_Supplied data_

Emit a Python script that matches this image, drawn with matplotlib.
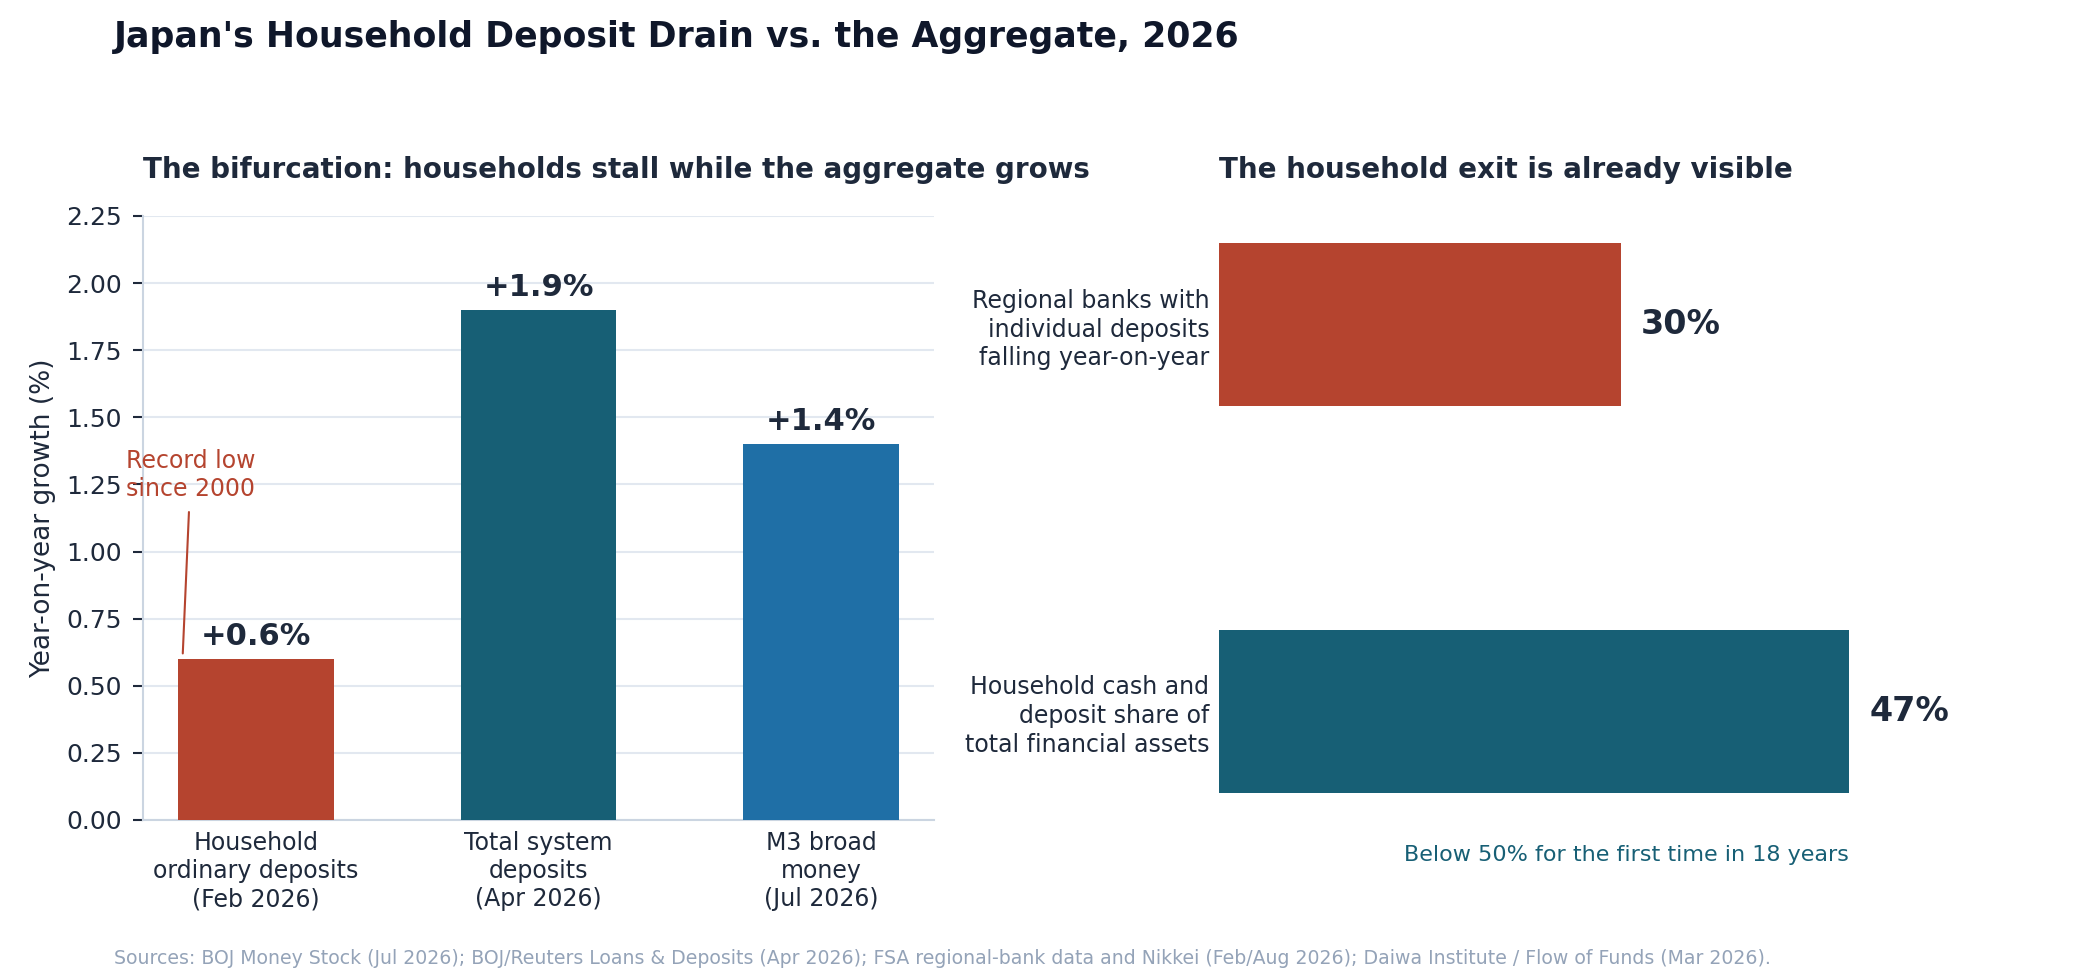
import matplotlib
matplotlib.use("Agg")
import matplotlib.pyplot as plt

# left panel: year-on-year growth
growth_labels = [
    "Household\nordinary deposits\n(Feb 2026)",
    "Total system\ndeposits\n(Apr 2026)",
    "M3 broad\nmoney\n(Jul 2026)",
]
growth_values = [0.6, 1.9, 1.4]
growth_text = ["+0.6%", "+1.9%", "+1.4%"]

# right panel: household exit shares
share_labels = [
    "Regional banks with\nindividual deposits\nfalling year-on-year",
    "Household cash and\ndeposit share of\ntotal financial assets",
]
share_values = [30, 47]

RED = "#b5442f"
TEAL = "#175f75"
BLUE = "#1f6fa6"
DARK = "#1e293b"
TITLE = "#0f172a"
MUTED = "#94a3b8"
GRID = "#e2e8f0"
SPINE = "#cbd5e1"

plt.rcParams["font.family"] = ["DejaVu Sans"]

fig = plt.figure(figsize=(20.8, 9.8), dpi=100)
ax1 = fig.add_axes([0.0688, 0.1633, 0.3803, 0.6163])
ax2 = fig.add_axes([0.586, 0.1633, 0.3803, 0.6163])

# ---- left: bars
x = list(range(len(growth_values)))
ax1.bar(x, growth_values, width=0.55, color=[RED, TEAL, BLUE], zorder=3)
for xi, v, t in zip(x, growth_values, growth_text):
    ax1.text(xi, v + 0.03, t, ha="center", va="bottom",
             fontsize=22, fontweight="bold", color=DARK, zorder=4)

ax1.set_xlim(-0.4, 2.4)
ax1.set_ylim(0, 2.25)
ax1.set_yticks([i * 0.25 for i in range(10)])
ax1.set_xticks(x)
ax1.set_xticklabels(growth_labels, fontsize=17, color=DARK, linespacing=1.22)
ax1.tick_params(axis="x", length=0, pad=8)
ax1.tick_params(axis="y", labelsize=18, colors=DARK, length=7, width=1.5, pad=8.5)
ax1.yaxis.grid(True, color=GRID, linewidth=1.5, zorder=0)
ax1.set_axisbelow(True)
for s in ["top", "right"]:
    ax1.spines[s].set_visible(False)
for s in ["left", "bottom"]:
    ax1.spines[s].set_color(SPINE)
    ax1.spines[s].set_linewidth(1.5)
ax1.set_ylabel("Year-on-year growth (%)", fontsize=19, color=DARK, labelpad=7)
ax1.set_title("The bifurcation: households stall while the aggregate grows",
              loc="left", fontsize=20, fontweight="bold", color=DARK, pad=27)

ax1.annotate("Record low\nsince 2000", xy=(-0.26, 0.61), xytext=(-0.232, 1.285),
             ha="center", va="center", fontsize=17, color=RED,
             arrowprops=dict(arrowstyle="-", color=RED, lw=1.5, shrinkA=6),
             annotation_clip=False, zorder=5)

# ---- right: horizontal bars
y = list(range(len(share_values)))
ax2.barh(y, share_values, height=0.42, color=[RED, TEAL])
ax2.invert_yaxis()
ax2.set_xlim(0, 59)
for yi, v in zip(y, share_values):
    ax2.text(v + 1.5, yi, f"{v}%", ha="left", va="center",
             fontsize=24, fontweight="bold", color=DARK)
ax2.set_yticks(y)
ax2.set_yticklabels(share_labels, fontsize=17, color=DARK, linespacing=1.25)
ax2.tick_params(axis="y", length=0, pad=7)
ax2.set_xticks([])
for s in ax2.spines.values():
    s.set_visible(False)
ax2.text(share_values[1], 1.345, "Below 50% for the first time in 18 years",
         ha="right", va="top", fontsize=16, color=TEAL, clip_on=False)
ax2.set_title("The household exit is already visible",
              loc="left", fontsize=20, fontweight="bold", color=DARK, pad=27)

fig.text(0.0548, 0.962, "Japan's Household Deposit Drain vs. the Aggregate, 2026",
         ha="left", va="center", fontsize=25, fontweight="bold", color=TITLE)
fig.text(0.0548, 0.0215,
         "Sources: BOJ Money Stock (Jul 2026); BOJ/Reuters Loans & Deposits (Apr 2026); "
         "FSA regional-bank data and Nikkei (Feb/Aug 2026); Daiwa Institute / Flow of Funds (Mar 2026).",
         ha="left", va="center", fontsize=13.6, color=MUTED)

fig.savefig("out.png", dpi=100)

_What is expected_
Copy nothing but the lines from the top of the material through the line holding "import matplotlib.pyplot as plt", exactly as written; omit pictures.

_Final answer_
Emit a Python script that matches this image, drawn with matplotlib.
import matplotlib
matplotlib.use("Agg")
import matplotlib.pyplot as plt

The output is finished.